■ Prompt:
Begin at the top of the records below and return each line exactly through the line with "import * as". Skip pictures.

Code that draws figures
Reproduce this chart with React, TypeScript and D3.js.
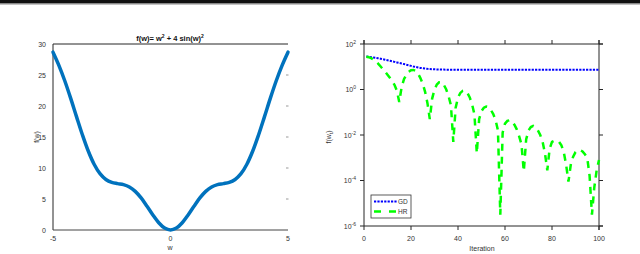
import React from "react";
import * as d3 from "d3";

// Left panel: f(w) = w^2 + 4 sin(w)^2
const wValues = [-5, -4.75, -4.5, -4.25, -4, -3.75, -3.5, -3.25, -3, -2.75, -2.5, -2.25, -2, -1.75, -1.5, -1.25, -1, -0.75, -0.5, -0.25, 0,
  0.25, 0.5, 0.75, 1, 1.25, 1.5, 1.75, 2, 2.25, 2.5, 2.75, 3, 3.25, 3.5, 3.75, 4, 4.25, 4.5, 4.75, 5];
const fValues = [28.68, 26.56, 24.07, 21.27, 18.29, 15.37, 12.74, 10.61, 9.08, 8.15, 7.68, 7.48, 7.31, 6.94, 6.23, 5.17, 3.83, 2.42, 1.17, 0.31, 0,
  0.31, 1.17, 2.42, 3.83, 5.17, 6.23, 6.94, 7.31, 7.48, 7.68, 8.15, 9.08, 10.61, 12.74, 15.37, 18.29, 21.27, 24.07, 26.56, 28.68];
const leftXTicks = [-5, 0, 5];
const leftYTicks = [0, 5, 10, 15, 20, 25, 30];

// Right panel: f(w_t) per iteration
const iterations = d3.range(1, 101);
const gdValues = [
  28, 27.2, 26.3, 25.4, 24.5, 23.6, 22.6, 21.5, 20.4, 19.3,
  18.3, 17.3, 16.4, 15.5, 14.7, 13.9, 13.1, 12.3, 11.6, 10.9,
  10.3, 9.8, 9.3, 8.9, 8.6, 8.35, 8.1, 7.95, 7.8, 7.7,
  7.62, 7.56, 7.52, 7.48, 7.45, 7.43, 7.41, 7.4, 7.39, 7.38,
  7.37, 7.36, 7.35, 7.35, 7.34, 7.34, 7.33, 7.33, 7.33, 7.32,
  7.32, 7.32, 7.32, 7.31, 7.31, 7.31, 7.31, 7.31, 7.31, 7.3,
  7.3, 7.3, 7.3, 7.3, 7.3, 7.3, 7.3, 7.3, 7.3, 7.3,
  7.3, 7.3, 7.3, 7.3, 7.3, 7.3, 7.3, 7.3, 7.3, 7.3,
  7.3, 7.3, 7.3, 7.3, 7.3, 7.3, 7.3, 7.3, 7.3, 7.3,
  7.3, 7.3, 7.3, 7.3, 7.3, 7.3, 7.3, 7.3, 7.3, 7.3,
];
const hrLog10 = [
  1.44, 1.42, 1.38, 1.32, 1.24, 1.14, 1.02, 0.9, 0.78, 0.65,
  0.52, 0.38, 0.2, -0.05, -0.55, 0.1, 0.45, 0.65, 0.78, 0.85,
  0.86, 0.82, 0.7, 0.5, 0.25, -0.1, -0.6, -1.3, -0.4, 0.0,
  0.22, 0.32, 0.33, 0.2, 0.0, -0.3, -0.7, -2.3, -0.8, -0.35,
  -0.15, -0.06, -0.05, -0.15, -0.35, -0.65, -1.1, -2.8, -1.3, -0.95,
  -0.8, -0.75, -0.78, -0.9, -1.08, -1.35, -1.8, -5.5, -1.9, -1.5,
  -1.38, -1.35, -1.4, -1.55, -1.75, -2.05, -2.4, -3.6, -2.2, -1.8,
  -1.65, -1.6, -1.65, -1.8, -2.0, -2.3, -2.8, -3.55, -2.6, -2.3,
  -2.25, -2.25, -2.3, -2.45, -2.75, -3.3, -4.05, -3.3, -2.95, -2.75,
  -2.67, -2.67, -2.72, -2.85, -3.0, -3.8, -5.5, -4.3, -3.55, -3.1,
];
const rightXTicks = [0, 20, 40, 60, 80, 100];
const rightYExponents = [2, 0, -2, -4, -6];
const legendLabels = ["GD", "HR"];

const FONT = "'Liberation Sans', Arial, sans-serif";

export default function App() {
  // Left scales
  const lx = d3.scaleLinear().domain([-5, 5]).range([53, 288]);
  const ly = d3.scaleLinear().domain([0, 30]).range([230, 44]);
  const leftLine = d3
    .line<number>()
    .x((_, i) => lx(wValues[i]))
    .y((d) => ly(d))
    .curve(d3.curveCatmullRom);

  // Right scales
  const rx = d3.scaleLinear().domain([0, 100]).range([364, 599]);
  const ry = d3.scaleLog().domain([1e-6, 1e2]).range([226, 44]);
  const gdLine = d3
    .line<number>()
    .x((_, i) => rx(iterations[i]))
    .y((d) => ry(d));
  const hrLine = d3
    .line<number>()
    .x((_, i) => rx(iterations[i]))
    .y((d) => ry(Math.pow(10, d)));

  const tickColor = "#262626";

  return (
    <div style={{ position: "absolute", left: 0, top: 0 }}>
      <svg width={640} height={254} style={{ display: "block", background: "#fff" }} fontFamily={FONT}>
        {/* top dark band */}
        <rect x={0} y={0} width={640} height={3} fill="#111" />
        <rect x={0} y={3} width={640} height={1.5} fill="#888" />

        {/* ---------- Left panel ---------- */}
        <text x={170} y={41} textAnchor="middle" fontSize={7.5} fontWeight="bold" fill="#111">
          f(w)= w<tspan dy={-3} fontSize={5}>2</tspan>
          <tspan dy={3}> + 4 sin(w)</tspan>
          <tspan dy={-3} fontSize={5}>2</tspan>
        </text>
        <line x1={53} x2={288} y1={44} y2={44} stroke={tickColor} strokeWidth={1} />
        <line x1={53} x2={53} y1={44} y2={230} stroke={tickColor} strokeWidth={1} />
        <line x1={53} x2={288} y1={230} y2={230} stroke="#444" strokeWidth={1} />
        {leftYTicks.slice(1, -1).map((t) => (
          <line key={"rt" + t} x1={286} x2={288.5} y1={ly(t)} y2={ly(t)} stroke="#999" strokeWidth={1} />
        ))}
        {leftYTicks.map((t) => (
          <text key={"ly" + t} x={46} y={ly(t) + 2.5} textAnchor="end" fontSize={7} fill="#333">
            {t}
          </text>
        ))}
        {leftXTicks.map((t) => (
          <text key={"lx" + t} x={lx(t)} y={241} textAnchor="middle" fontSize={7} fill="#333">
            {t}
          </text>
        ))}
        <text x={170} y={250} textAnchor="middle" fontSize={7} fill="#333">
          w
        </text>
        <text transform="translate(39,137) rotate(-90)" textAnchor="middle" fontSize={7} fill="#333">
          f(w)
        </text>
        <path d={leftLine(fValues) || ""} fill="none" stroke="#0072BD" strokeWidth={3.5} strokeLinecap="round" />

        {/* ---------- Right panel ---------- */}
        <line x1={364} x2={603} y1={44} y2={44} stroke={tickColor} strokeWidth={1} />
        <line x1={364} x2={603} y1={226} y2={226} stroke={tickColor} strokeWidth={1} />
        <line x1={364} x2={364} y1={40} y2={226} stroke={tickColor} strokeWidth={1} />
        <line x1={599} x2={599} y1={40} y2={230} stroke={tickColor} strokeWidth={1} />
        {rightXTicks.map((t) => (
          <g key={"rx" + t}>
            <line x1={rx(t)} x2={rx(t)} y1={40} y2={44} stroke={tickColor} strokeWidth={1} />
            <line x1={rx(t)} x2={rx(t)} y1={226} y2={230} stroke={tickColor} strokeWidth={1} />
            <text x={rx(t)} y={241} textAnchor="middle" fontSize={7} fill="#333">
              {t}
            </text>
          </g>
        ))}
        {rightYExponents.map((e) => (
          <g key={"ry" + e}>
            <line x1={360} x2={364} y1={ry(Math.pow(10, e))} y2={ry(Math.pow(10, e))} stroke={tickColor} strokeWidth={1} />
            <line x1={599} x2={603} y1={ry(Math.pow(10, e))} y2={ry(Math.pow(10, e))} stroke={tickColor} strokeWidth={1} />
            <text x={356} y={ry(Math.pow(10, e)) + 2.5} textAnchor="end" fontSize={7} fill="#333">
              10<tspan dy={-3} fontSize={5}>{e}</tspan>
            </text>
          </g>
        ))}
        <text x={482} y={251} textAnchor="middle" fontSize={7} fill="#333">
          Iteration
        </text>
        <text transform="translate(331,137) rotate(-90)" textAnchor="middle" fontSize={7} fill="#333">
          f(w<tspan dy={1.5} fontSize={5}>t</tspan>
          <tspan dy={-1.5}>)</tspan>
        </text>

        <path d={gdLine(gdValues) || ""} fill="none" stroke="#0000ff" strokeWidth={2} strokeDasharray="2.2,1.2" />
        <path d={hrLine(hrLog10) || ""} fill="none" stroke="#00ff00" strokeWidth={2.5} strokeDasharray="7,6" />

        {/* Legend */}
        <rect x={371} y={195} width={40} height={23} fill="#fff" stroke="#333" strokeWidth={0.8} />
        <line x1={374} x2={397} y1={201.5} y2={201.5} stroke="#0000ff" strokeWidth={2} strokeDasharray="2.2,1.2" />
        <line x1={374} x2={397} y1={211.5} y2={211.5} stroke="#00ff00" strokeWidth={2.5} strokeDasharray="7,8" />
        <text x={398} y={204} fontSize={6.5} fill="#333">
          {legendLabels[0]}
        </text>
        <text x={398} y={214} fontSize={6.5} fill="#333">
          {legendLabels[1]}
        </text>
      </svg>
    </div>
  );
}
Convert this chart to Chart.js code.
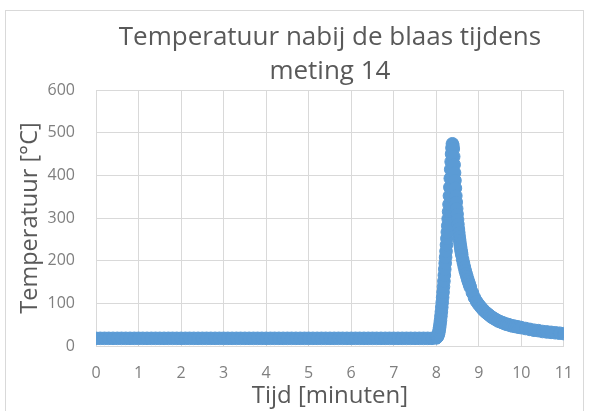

■ Solution:
Reproduce this chart with React, TypeScript and D3.js.
import React from "react";
import * as d3 from "d3";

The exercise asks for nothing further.